That One Album

I think most people have a few albums that they've listened to more than any other, that seem to go with every mood. They don't have to be Dark Side of the Moon or whatever you happen to think the pinnacle of musical whatever is, they're just that one thing.

Mine came out around my eighteenth birthday. I remember hearing one track from it on Mike Harding's Radio 2 folk show - I'd just discovered that I liked folk music, so I listened every week with a notepad and pen - and then I went out and bought it and listened to it myself all summer. The album is Poor Man's Heaven by Seth Lakeman - not objectively his best, or even his most interesting, but it's my favourite. It's a decade old this year, and I've probably listened to it over a hundred times. It reminds me of live music in my early twenties, of festivals, of buses and trains and libraries and hotel rooms and anywhere I've been where I want something solid and familiar. There's not a song on it I won't listen to five times in a row, given the opportunity.

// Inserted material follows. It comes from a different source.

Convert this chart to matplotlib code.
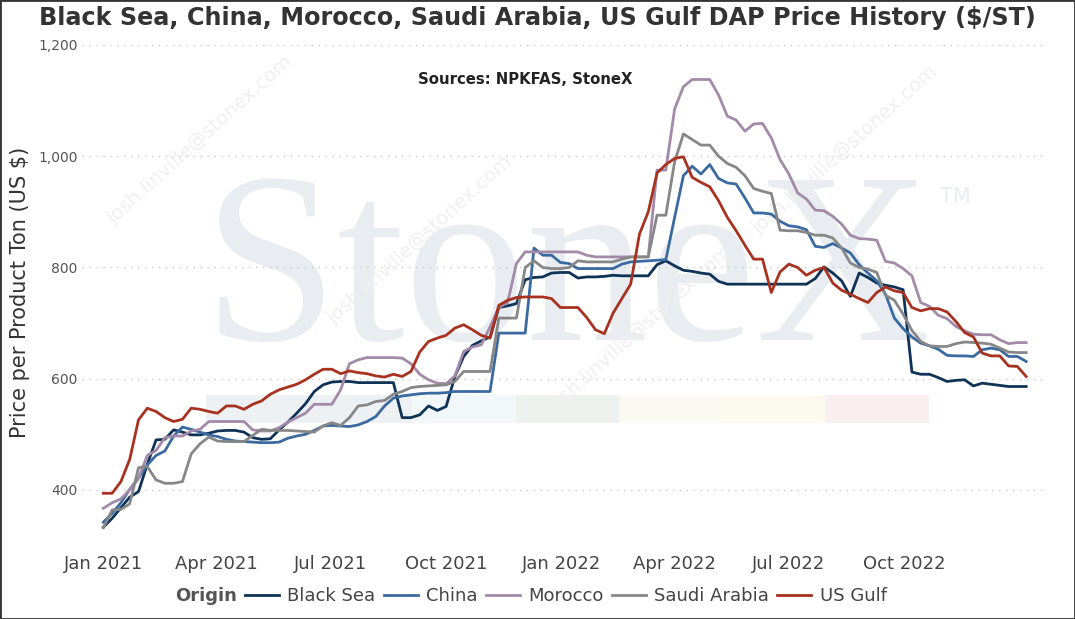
import numpy as np
import pandas as pd
import matplotlib
matplotlib.use("Agg")
import matplotlib.pyplot as plt
import matplotlib.dates as mdates
from matplotlib.patches import Rectangle
from matplotlib.lines import Line2D
from matplotlib.ticker import FuncFormatter, MultipleLocator

# weekly prices, $/short ton, Jan 2021 - Jan 2023
weeks = pd.date_range("2021-01-01", periods=106, freq="7D")
tick_dates = pd.date_range("2021-01-01", "2022-10-01", freq="3MS")

black_sea = [333, 349, 368, 387, 397, 446, 490, 491, 508, 504,
             499, 499, 502, 506, 507, 507, 504, 494, 491, 492,
             508, 522, 538, 555, 577, 589, 594, 595, 595, 593,
             593, 593, 593, 593, 530, 530, 535, 551, 543, 550,
             604, 640, 660, 668, 675, 728, 731, 735, 778, 782,
             783, 790, 791, 791, 781, 783, 783, 784, 786, 785,
             785, 785, 785, 805, 812, 803, 795, 793, 790, 788,
             775, 770, 770, 770, 770, 770, 770, 770, 770, 770,
             770, 780, 801, 790, 776, 748, 790, 782, 772, 768,
             765, 760, 612, 608, 608, 602, 595, 597, 598, 587,
             592, 590, 588, 586, 586, 586]

china = [342, 358, 377, 401, 421, 445, 462, 470, 497, 513,
         509, 504, 499, 496, 491, 488, 487, 486, 485, 485,
         486, 493, 497, 500, 507, 515, 516, 515, 514, 517,
         523, 532, 551, 565, 569, 571, 573, 574, 574, 575,
         577, 577, 577, 577, 577, 682, 682, 682, 682, 835,
         822, 822, 809, 807, 798, 798, 798, 798, 798, 806,
         810, 811, 812, 813, 814, 890, 965, 982, 968, 985,
         960, 952, 950, 925, 898, 898, 896, 883, 875, 873,
         868, 838, 836, 843, 835, 826, 805, 790, 776, 752,
         709, 690, 675, 664, 659, 653, 642, 641, 641, 640,
         652, 655, 652, 640, 640, 631]

morocco = [367, 377, 384, 400, 421, 462, 471, 494, 497, 497,
           506, 509, 523, 523, 523, 523, 523, 508, 506, 506,
           512, 522, 530, 538, 554, 554, 554, 580, 627, 634,
           638, 638, 638, 638, 637, 627, 608, 598, 592, 591,
           605, 649, 657, 661, 693, 728, 737, 807, 828, 828,
           828, 828, 828, 828, 828, 822, 819, 819, 819, 819,
           819, 819, 819, 975, 975, 1085, 1125, 1138, 1138, 1138,
           1110, 1072, 1065, 1045, 1058, 1059, 1033, 994, 968, 934,
           923, 903, 902, 892, 878, 858, 852, 851, 849, 811,
           808, 798, 785, 737, 730, 714, 708, 694, 686, 680,
           679, 679, 670, 663, 665, 665]

saudi_arabia = [332, 364, 365, 375, 440, 442, 418, 412, 412, 415,
                465, 483, 495, 488, 487, 487, 487, 498, 509, 507,
                507, 507, 506, 505, 504, 515, 521, 516, 530, 551,
                553, 559, 561, 572, 577, 584, 586, 587, 588, 589,
                595, 613, 613, 613, 613, 709, 709, 709, 800, 812,
                800, 798, 798, 800, 812, 810, 810, 810, 810, 815,
                819, 819, 819, 894, 894, 990, 1040, 1030, 1020, 1020,
                1000, 987, 980, 965, 942, 937, 933, 867, 866, 866,
                863, 858, 858, 853, 835, 808, 800, 797, 791, 750,
                741, 716, 687, 667, 659, 658, 658, 663, 666, 665,
                664, 662, 655, 648, 647, 647]

us_gulf = [394, 394, 415, 455, 526, 547, 541, 530, 523, 527,
           547, 545, 541, 538, 551, 551, 545, 554, 560, 572,
           580, 585, 590, 598, 608, 617, 617, 609, 614, 611,
           609, 605, 603, 608, 604, 613, 648, 667, 673, 678,
           691, 697, 688, 678, 673, 732, 741, 746, 747, 747,
           747, 744, 728, 728, 728, 710, 688, 681, 718, 744,
           770, 860, 900, 970, 985, 996, 999, 962, 953, 945,
           920, 890, 866, 840, 815, 815, 755, 792, 806, 800,
           786, 795, 800, 772, 759, 752, 744, 737, 755, 765,
           758, 755, 728, 722, 726, 726, 720, 703, 683, 675,
           646, 641, 641, 623, 622, 604]

origins = ["Black Sea", "China", "Morocco", "Saudi Arabia", "US Gulf"]
colors = ["#0e3356", "#3a6a9f", "#a38aa9", "#878787", "#a8321f"]
series = [black_sea, china, morocco, saudi_arabia, us_gulf]

W, H = 1075, 619
fig = plt.figure(figsize=(W / 100, H / 100), dpi=100)


def fx(px):
    return px / W


def fy(py):
    return 1 - py / H


ax = fig.add_axes([fx(82), fy(540), fx(1045) - fx(82), fy(45) - fy(540)])
ax.patch.set_alpha(0)

# StoneX logo watermark behind the plot
fig.text(fx(203), fy(340), "StoneX", fontsize=175, family="Liberation Serif",
         color="#e9edf1", ha="left", va="baseline", zorder=-2)
fig.text(fx(940), fy(203), "TM", fontsize=15, color="#e9edf1",
         ha="left", va="baseline", zorder=-2)
band = [(206, 412, "#eef1f4"), (412, 516, "#f2f7fa"), (516, 619, "#edf2ef"),
        (619, 722, "#fafaf2"), (722, 825, "#fcf9ee"), (825, 929, "#f9eff1")]
for x0, x1, c in band:
    fig.patches.append(Rectangle((fx(x0), fy(423)), fx(x1) - fx(x0), fy(395) - fy(423),
                                 transform=fig.transFigure, color=c, lw=0, zorder=-2))
for cx, cy in [(200, 140), (420, 240), (845, 150), (640, 330)]:
    fig.text(fx(cx), fy(cy), "josh.linville@stonex.com", fontsize=14, color="#f0f0f0",
             rotation=42, ha="center", va="center", zorder=-1)

for vals, name, c in zip(series, origins, colors):
    ax.plot(weeks, vals, color=c, lw=2.0, label=name, solid_joinstyle="round")

ax.set_xlim(pd.Timestamp("2020-12-15"), pd.Timestamp("2023-01-21"))
ax.set_ylim(310, 1200)
ax.yaxis.set_major_locator(MultipleLocator(200))
ax.yaxis.set_major_formatter(FuncFormatter(lambda v, p: f"{v:,.0f}"))
ax.set_xticks(tick_dates)
ax.xaxis.set_major_formatter(mdates.DateFormatter("%b %Y"))
ax.grid(axis="y", color="#c8c8c8", lw=1, linestyle=(0, (1, 4)))
ax.set_axisbelow(True)
for s in ax.spines.values():
    s.set_visible(False)
ax.tick_params(axis="y", length=0, pad=3, labelsize=10, labelcolor="#555555")
ax.tick_params(axis="x", length=0, pad=11, labelsize=13, labelcolor="#444444")
ax.set_ylabel("Price per Product Ton (US $)", fontsize=15, color="#333333", labelpad=6)

fig.text(0.5, fy(18), "Black Sea, China, Morocco, Saudi Arabia, US Gulf DAP Price History ($/ST)",
         ha="center", va="center", fontsize=17.2, fontweight="bold", color="#333333")
fig.text(fx(525), fy(80), "Sources: NPKFAS, StoneX", ha="center", va="center",
         fontsize=10.7, fontweight="bold", color="#222222")

handles = [Line2D([], [], color=c, lw=2.0) for c in colors]
fig.text(fx(237), fy(596), "Origin", ha="right", va="center", fontsize=13,
         fontweight="bold", color="#555555")
leg = fig.legend(handles, origins, ncol=5, loc="center left",
                 bbox_to_anchor=(fx(245), fy(596)), frameon=False, fontsize=13,
                 handlelength=1.9, handletextpad=0.45, columnspacing=0.45,
                 borderpad=0, borderaxespad=0)
for t in leg.get_texts():
    t.set_color("#444444")

fig.patches.append(Rectangle((0, 0), 1, 1, transform=fig.transFigure, fill=False,
                             edgecolor="#333333", lw=2))

fig.savefig("out.png", dpi=100)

You probably have an album like that of your own. I hope you do. It's a nice thing to have.

62. *Seth Lakeman, Poor Man's Heaven (album, 2008)
63. NOW: Jenny Saville, Sara Barker, Christine Borland, Robin Rhode, Markus Schinwald, Catherine Street (exhibition, Scottish Gallery of Modern Art)
64. ARTIST ROOMS: Music from the Balconies – Ed Ruscha and Los Angeles (exhibition, Scottish Gallery of Modern Art)
65. *Seth Lakeman, Word of Mouth (album, 2014)
66. Public Service Broadcasting (gig, Usher Hall)
67. Hanneke Cassel, Dot the Dragon's Eyes (album, 2013)
68. *Robbie Williams, Swing When You're Winning (album, 2001)

I'm never sure how I feel about modern art - whenever I go and see it, I always find myself underwhelmed and feeling like I'm not Doing Art Right, then I come away from it with two dozen new ideas and all sorts of thoughts about what I've just seen. It's something about that combination of slowly walking through a (usually) quiet, clean space, with particular thought-triggers every so often - it reminds me a bit of landscape gardens where the idea is you walk through them, see various views and plants and statues and what have you, and it sort-of-kind-of is intended to guide you along a train of thought.

I went around the Gallery of Modern Art by myself, which I think is the best way to do it, or at least it's the way that suits me the best. I wonder what everyone else sees, what they're thinking about. I know next to nothing about the theory or the pedagogy around modern art. A brief look round the corner reaffirmed that my favourite Francis Bacon is still the sixteenth century philosopher. (Obviously.)

PSB over the weekend as excellent as ever, although apparently I have turned into The Person Who Sits On The Balcony At Gigs. Am I getting more boring, or was I just boring from the start? Either way: people who do interesting things with their tech at live events. I can't get enough of it.